Among projects in Kickstarter’s “trending section” are a SousVide machine made by an eight-year-old company that sells its products at Bloomingdales; a portable espresso machine made by a company that says it sells products in Walmart, Sears, and Home Depot; and a toilet plunger made by the family that invented the Squatty Potty, a toilet stool that the family told CNBC in 2016 should top $100 million in sales “within the next few years.”

Kickstarter’s biggest competitor, Indiegogo, has actively solicited these types of campaigns, offering what it calls “enterprise crowdfunding services” and access to a “global network of creators & early adopters.”

Crowdfunding campaigns make good marketing vehicles for companies that are trying to position themselves as innovative. “We are a startup within a large company” has practically become a business mantra as companies from Lululemon to Deutsche Bank set up “innovation labs.” Kickstarter is a place where scrappy inventors present new ideas, so if you’re trying to position your company as a scrappy inventor, it’s a natural place to launch a campaign. “You might know Casper as the mattress company,” Jesse Menayan, Casper’s Design director, explains in the video, “but there’s this faction of Casper called Casper Labs that lives in San Francisco, and we’re kind of the skunkworks of Casper.”

“For a startup that already has funding, it’s often about establishing a direct connection with people who are curious about your product and can help you make it better,” Kickstarter said in a statement. “Having established creators on Kickstarter doesn’t hurt the indies.”
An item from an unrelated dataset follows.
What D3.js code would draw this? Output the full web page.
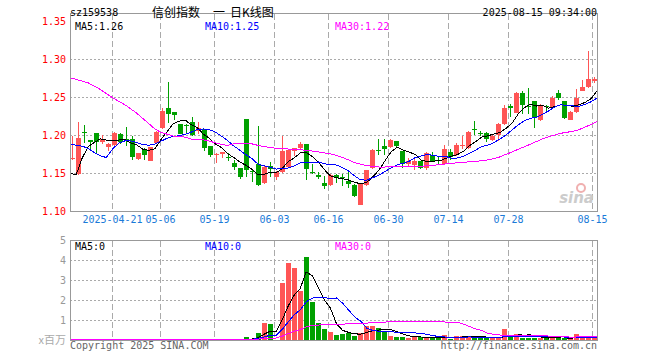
<!DOCTYPE html>
<html>
<head>
<meta charset="utf-8">
<script src="https://cdn.jsdelivr.net/npm/d3@7"></script>
<style>
body{margin:0;background:#fff;}
text{font-family:"DejaVu Sans Mono",monospace;font-size:10px;}
</style>
</head>
<body>
<div id="chart"></div>
<script>
// daily bars, 2025-04-10 .. 2025-08-15
var dates = ["04-10","04-11","04-14","04-15","04-16","04-17","04-18","04-21","04-22","04-23",
  "04-24","04-25","04-28","04-29","04-30","05-06","05-07","05-08","05-09","05-12",
  "05-13","05-14","05-15","05-16","05-19","05-20","05-21","05-22","05-23","05-26",
  "05-27","05-28","05-29","05-30","06-03","06-04","06-05","06-06","06-09","06-10",
  "06-11","06-12","06-13","06-16","06-17","06-18","06-19","06-20","06-23","06-24",
  "06-25","06-26","06-27","06-30","07-01","07-02","07-03","07-04","07-07","07-08",
  "07-09","07-10","07-11","07-14","07-15","07-16","07-17","07-18","07-21","07-22",
  "07-23","07-24","07-25","07-28","07-29","07-30","07-31","08-01","08-04","08-05",
  "08-06","08-07","08-08","08-11","08-12","08-13","08-14","08-15"];

var open = [1.170,1.149,1.205,1.194,1.203,1.191,1.185,1.188,1.202,1.196,
  1.195,1.169,1.182,1.167,1.190,1.210,1.236,1.231,1.215,1.214,
  1.218,1.206,1.208,1.186,1.175,1.176,1.172,1.164,1.157,1.222,
  1.153,1.163,1.138,1.160,1.145,1.152,1.159,1.180,1.184,1.189,
  1.152,1.148,1.138,1.135,1.148,1.146,1.140,1.135,1.109,1.135,
  1.157,1.181,1.186,1.185,1.193,1.180,1.163,1.161,1.166,1.157,
  1.174,1.168,1.163,1.178,1.174,1.188,1.183,1.209,1.203,1.203,
  1.194,1.201,1.215,1.239,1.230,1.256,1.239,1.245,1.220,1.239,
  1.237,1.256,1.245,1.221,1.231,1.258,1.264,1.272];
var close = [1.171,1.197,1.204,1.191,1.191,1.195,1.189,1.203,1.192,1.195,
  1.172,1.177,1.174,1.185,1.205,1.232,1.228,1.227,1.202,1.213,
  1.201,1.210,1.183,1.174,1.176,1.178,1.170,1.158,1.145,1.154,
  1.152,1.135,1.159,1.156,1.152,1.179,1.181,1.184,1.189,1.156,
  1.151,1.145,1.134,1.148,1.144,1.145,1.136,1.120,1.136,1.155,
  1.181,1.180,1.182,1.194,1.186,1.163,1.166,1.166,1.157,1.177,
  1.166,1.167,1.182,1.172,1.188,1.188,1.205,1.208,1.202,1.195,
  1.200,1.215,1.236,1.236,1.256,1.240,1.238,1.224,1.240,1.238,
  1.250,1.249,1.223,1.231,1.250,1.264,1.274,1.274];
var high = [1.200,1.218,1.214,1.194,1.203,1.201,1.190,1.205,1.203,1.211,
  1.199,1.177,1.183,1.185,1.206,1.236,1.271,1.231,1.215,1.215,
  1.224,1.218,1.208,1.186,1.177,1.178,1.177,1.168,1.157,1.222,
  1.156,1.213,1.161,1.165,1.153,1.199,1.182,1.184,1.192,1.189,
  1.163,1.152,1.147,1.150,1.150,1.150,1.152,1.136,1.137,1.155,
  1.182,1.196,1.196,1.196,1.193,1.180,1.170,1.172,1.166,1.178,
  1.178,1.172,1.188,1.182,1.190,1.199,1.206,1.219,1.206,1.204,
  1.201,1.216,1.240,1.242,1.257,1.259,1.262,1.245,1.242,1.240,
  1.252,1.260,1.245,1.232,1.261,1.273,1.311,1.277];
var low = [1.168,1.148,1.190,1.181,1.177,1.189,1.180,1.186,1.189,1.186,
  1.168,1.168,1.168,1.166,1.189,1.209,1.217,1.220,1.202,1.203,
  1.200,1.202,1.179,1.172,1.164,1.170,1.166,1.155,1.143,1.145,
  1.139,1.133,1.136,1.146,1.141,1.151,1.158,1.173,1.182,1.141,
  1.149,1.143,1.130,1.133,1.137,1.133,1.131,1.119,1.108,1.134,
  1.156,1.174,1.174,1.184,1.183,1.157,1.158,1.154,1.156,1.155,
  1.165,1.162,1.162,1.168,1.173,1.182,1.182,1.201,1.199,1.191,
  1.193,1.193,1.214,1.225,1.229,1.228,1.228,1.210,1.219,1.231,
  1.236,1.247,1.222,1.220,1.229,1.258,1.262,1.269];
// volume, x 百万
var volume = [0.04,0.03,0.05,0.03,0.02,0.03,0.02,0.04,0.03,0.02,
  0.03,0.02,0.03,0.02,0.04,0.05,0.04,0.03,0.03,0.02,
  0.02,0.03,0.02,0.02,0.03,0.02,0.03,0.02,0.03,0.13,
  0.03,0.35,0.86,0.80,0.02,2.87,3.87,3.62,2.47,4.17,
  1.92,0.87,0.57,0.42,0.25,0.30,0.37,0.20,0.33,0.70,
  0.70,0.58,0.42,0.20,0.15,0.15,0.10,0.20,0.15,0.13,
  0.08,0.08,0.25,0.05,0.20,0.20,0.17,0.13,0.12,0.08,
  0.12,0.08,0.55,0.22,0.30,0.08,0.12,0.12,0.10,0.08,
  0.10,0.10,0.12,0.08,0.30,0.10,0.20,0.10];
// closes of the 29 sessions before 04-10 (only feed the moving averages)
var preClose = [1.263,1.268,1.262,1.318,1.330,1.352,1.362,1.330,1.328,1.338,
  1.355,1.380,1.390,1.410,1.370,1.300,1.300,1.225,1.235,1.276,
  1.214,1.215,1.220,1.244,1.240,1.212,1.094,1.114,1.164];

var priceTicks = [1.10,1.15,1.20,1.25,1.30,1.35];
var volTicks = [1,2,3,4,5];
var labelDays = ["04-21","05-06","05-19","06-03","06-16","06-30","07-14","07-28","08-15"];
var labelText = ["2025-04-21","05-06","05-19","06-03","06-16","06-30","07-14","07-28","08-15"];

var RED = "#ff5555", GREEN = "#00a000", GRID = "#aaa";
var left = 70, right = 597;

var svg = d3.select("#chart").append("svg")
    .attr("width", 660)
    .attr("height", 360);

var x = d3.scalePoint().domain(dates).range([72.5, 594.5]);
var xl = d3.scaleLinear().domain([0, dates.length - 1]).range([left, right]);
var y = d3.scaleLinear().domain([1.10, 1.35]).range([211.5, 21.5]);
var yv = d3.scaleLinear().domain([0, 5]).range([340, 240]);

var maColors = {5: "#000", 10: "#0000ff", 30: "#ff00ff"};

function movAvg(arr, n, pre){
    var full = pre.concat(arr), off = pre.length, res = [];
    for (var i = 0; i < arr.length; i++){
        var s = 0, c = 0;
        for (var j = Math.max(0, i + off - n + 1); j <= i + off; j++){ s += full[j]; c++; }
        res.push(s / c);
    }
    return res;
}

var bars = dates.map(function(d, i){
    return {date: d, o: open[i], c: close[i], h: high[i], l: low[i], v: volume[i],
            up: close[i] >= open[i]};
});

// ---------- frames and grid ----------
function grid(top, bottom, hLines){
    svg.append("g").selectAll("line.h").data(hLines).enter().append("line")
        .attr("x1", left).attr("x2", right)
        .attr("y1", function(d){ return d; }).attr("y2", function(d){ return d; })
        .attr("stroke", GRID).attr("stroke-dasharray", "2,2")
        .attr("shape-rendering", "crispEdges");
    svg.append("g").selectAll("line.v").data(labelDays).enter().append("line")
        .attr("x1", function(d){ return x(d) - 2; }).attr("x2", function(d){ return x(d) - 2; })
        .attr("y1", top).attr("y2", bottom)
        .attr("stroke", GRID).attr("stroke-dasharray", "6,3")
        .attr("shape-rendering", "crispEdges");
}
grid(14, 211, [1.15,1.20,1.25,1.30].map(function(v){ return y(v); }));
grid(241, 340, [1,2,3,4].map(function(v){ return yv(v); }));

// ---------- candles ----------
var cg = svg.append("g").attr("shape-rendering", "crispEdges");
cg.selectAll("line.wick").data(bars).enter().append("line")
    .attr("x1", function(d){ return x(d.date); }).attr("x2", function(d){ return x(d.date); })
    .attr("y1", function(d){ return y(d.h); }).attr("y2", function(d){ return y(d.l); })
    .attr("stroke", function(d){ return d.up ? RED : GREEN; });
cg.selectAll("rect.body").data(bars).enter().append("rect")
    .attr("x", function(d){ return x(d.date) - 2.5; })
    .attr("width", 5)
    .attr("y", function(d){ return y(Math.max(d.o, d.c)); })
    .attr("height", function(d){ return Math.max(1, Math.abs(y(d.o) - y(d.c))); })
    .attr("fill", function(d){ return d.up ? RED : GREEN; });

// ---------- volume ----------
cg.selectAll("rect.vol").data(bars).enter().append("rect")
    .attr("x", function(d){ return x(d.date) - 2.5; })
    .attr("width", 5)
    .attr("y", function(d){ return yv(d.v); })
    .attr("height", function(d){ return yv(0) - yv(d.v); })
    .attr("fill", function(d){ return d.up ? RED : GREEN; });

// ---------- moving averages ----------
var priceMA = {}, volMA = {};
[5, 10, 30].forEach(function(n){
    priceMA[n] = movAvg(close, n, preClose);
    volMA[n] = movAvg(volume, n, []);
});
function drawLine(vals, sy, col){
    svg.append("path")
        .datum(vals)
        .attr("fill", "none")
        .attr("stroke", col)
        .attr("stroke-width", 1)
        .attr("shape-rendering", "crispEdges")
        .attr("d", d3.line().x(function(d, i){ return xl(i); }).y(function(d){ return sy(d); }));
}
[5, 10, 30].forEach(function(n){
    drawLine(priceMA[n], y, maColors[n]);
    drawLine(volMA[n], yv, maColors[n]);
});

// frames on top
svg.append("rect").attr("x", left + 0.5).attr("y", 13.5).attr("width", right - left).attr("height", 198)
    .attr("fill", "none").attr("stroke", "#999");
svg.append("rect").attr("x", left + 0.5).attr("y", 240.5).attr("width", right - left).attr("height", 100)
    .attr("fill", "none").attr("stroke", "#999");

// ---------- axes text ----------
svg.append("g").selectAll("text").data(priceTicks).enter().append("text")
    .attr("x", 66).attr("y", function(d){ return y(d) + 3.5; })
    .attr("text-anchor", "end").attr("fill", "#ff0000")
    .text(function(d){ return d3.format(".2f")(d); });
svg.append("g").selectAll("text").data(volTicks).enter().append("text")
    .attr("x", 66).attr("y", function(d){ return yv(d) + 3.5; })
    .attr("text-anchor", "end").attr("fill", "#999")
    .text(function(d){ return d; });
svg.append("text").attr("x", 66).attr("y", 344).attr("text-anchor", "end")
    .attr("fill", "#aaa").style("font-family", "'Noto Sans CJK SC', sans-serif").style("font-size", "11px")
    .text("x百万");
svg.append("g").selectAll("text").data(labelDays).enter().append("text")
    .attr("x", function(d){ return x(d) - 2; }).attr("y", 223)
    .attr("text-anchor", "middle").attr("fill", "#1a7ad8")
    .text(function(d, i){ return labelText[i]; });

// ---------- header / legends ----------
svg.append("text").attr("x", 70).attr("y", 16).text("sz159538");
var title = svg.append("text").attr("y", 17)
    .style("font-family", "'Noto Sans CJK SC', sans-serif").style("font-size", "12px");
title.append("tspan").attr("x", 152).text("信创指数");
title.append("tspan").attr("x", 213).text("一");
title.append("tspan").attr("x", 230).text("日K线图");
svg.append("text").attr("x", 597).attr("y", 16).attr("text-anchor", "end").text("2025-08-15 09:34:00");

var last = dates.length - 1;
var legX = {5: 75, 10: 205, 30: 335};
[5, 10, 30].forEach(function(n){
    svg.append("text").attr("x", legX[n]).attr("y", 29.5).attr("fill", maColors[n])
        .text("MA" + n + ":" + d3.format(".2f")(priceMA[n][last]));
    svg.append("text").attr("x", legX[n]).attr("y", 250).attr("fill", maColors[n])
        .text("MA" + n + ":" + d3.format(".0f")(volMA[n][last]));
});

svg.append("text").attr("x", 70).attr("y", 349).attr("fill", "#666").text("Copyright 2025 SINA.COM");
svg.append("text").attr("x", 597).attr("y", 349).attr("text-anchor", "end").attr("fill", "#666")
    .text("http://finance.sina.com.cn");

// sina watermark
svg.append("circle").attr("cx", 581).attr("cy", 188).attr("r", 4)
    .attr("fill", "none").attr("stroke", "#f0b0b0").attr("stroke-width", 2);
svg.append("text").attr("x", 594).attr("y", 203).attr("text-anchor", "end")
    .style("font-family", "'DejaVu Sans', sans-serif").style("font-size", "15px")
    .style("font-style", "italic").style("font-weight", "bold")
    .attr("fill", "#ccc").text("sina");
</script>
</body>
</html>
Yet there is still something about a company like Casper, which could reasonably file an IPO, asking people to “back this project” that seems disingenuous, especially alongside the community theater productions and garage band albums that still make up a high number of Kickstarter’s successful campaigns.

A Casper spokesperson echoed Kickstarter’s statement, saying that launching the new anti-humidity duvet on Kickstarter allows the company to gather early feedback on an experimental new design (the duvet incorporates wool). “This is a new way to launch a product for us, with the focus on early early access, not fundraising,” the company said in a statement. According to a timeline included in the Kickstarter project, Casper had already finalized specs for its materials and begun fabric production before the Kickstarter project launched, and before it ends, it plans to have finalized production and started cutting and sewing fabric for the duvet’s shells. The amount of feedback it will be able to incorporate into the final experimental product at that point seems minimal.

Casper describes “rewards” for backing the project as though they are pre-orders, with labels such as “Early Bird Special – Twin/Twin XL.” Despite this, customers still pass through Kickstarter’s standard warning before checkout: “Kickstarter is not a store. It’s a way to bring creative projects to life.”